Transcribe the listing below from its opening line up to and including the line that contains "marker='o', markersize=6.5, zorder=3)"; reproduce nothing else.

═══ SOURCE EXCERPT

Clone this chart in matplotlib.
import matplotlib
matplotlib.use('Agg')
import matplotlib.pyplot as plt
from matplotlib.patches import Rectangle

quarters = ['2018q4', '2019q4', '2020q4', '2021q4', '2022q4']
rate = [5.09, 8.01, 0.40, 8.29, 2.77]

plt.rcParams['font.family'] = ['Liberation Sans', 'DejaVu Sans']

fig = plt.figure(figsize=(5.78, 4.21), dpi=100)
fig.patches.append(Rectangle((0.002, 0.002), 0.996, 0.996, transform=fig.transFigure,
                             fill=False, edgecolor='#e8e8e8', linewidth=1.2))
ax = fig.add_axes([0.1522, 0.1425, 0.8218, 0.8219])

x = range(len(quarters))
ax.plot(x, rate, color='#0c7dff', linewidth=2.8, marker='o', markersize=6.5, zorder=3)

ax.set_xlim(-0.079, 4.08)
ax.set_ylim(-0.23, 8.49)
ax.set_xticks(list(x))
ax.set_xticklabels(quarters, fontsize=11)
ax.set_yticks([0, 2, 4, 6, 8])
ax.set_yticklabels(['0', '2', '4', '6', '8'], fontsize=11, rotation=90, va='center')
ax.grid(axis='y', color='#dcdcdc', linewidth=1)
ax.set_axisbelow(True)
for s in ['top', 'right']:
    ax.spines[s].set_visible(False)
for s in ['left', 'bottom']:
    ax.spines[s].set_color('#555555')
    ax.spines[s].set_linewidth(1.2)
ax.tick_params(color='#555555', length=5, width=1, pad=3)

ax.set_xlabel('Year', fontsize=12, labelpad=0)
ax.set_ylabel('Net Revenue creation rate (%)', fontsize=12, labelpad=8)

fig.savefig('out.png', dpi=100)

══════

## FULL ANSWER
Clone this chart in matplotlib.
import matplotlib
matplotlib.use('Agg')
import matplotlib.pyplot as plt
from matplotlib.patches import Rectangle

quarters = ['2018q4', '2019q4', '2020q4', '2021q4', '2022q4']
rate = [5.09, 8.01, 0.40, 8.29, 2.77]

plt.rcParams['font.family'] = ['Liberation Sans', 'DejaVu Sans']

fig = plt.figure(figsize=(5.78, 4.21), dpi=100)
fig.patches.append(Rectangle((0.002, 0.002), 0.996, 0.996, transform=fig.transFigure,
                             fill=False, edgecolor='#e8e8e8', linewidth=1.2))
ax = fig.add_axes([0.1522, 0.1425, 0.8218, 0.8219])

x = range(len(quarters))
ax.plot(x, rate, color='#0c7dff', linewidth=2.8, marker='o', markersize=6.5, zorder=3)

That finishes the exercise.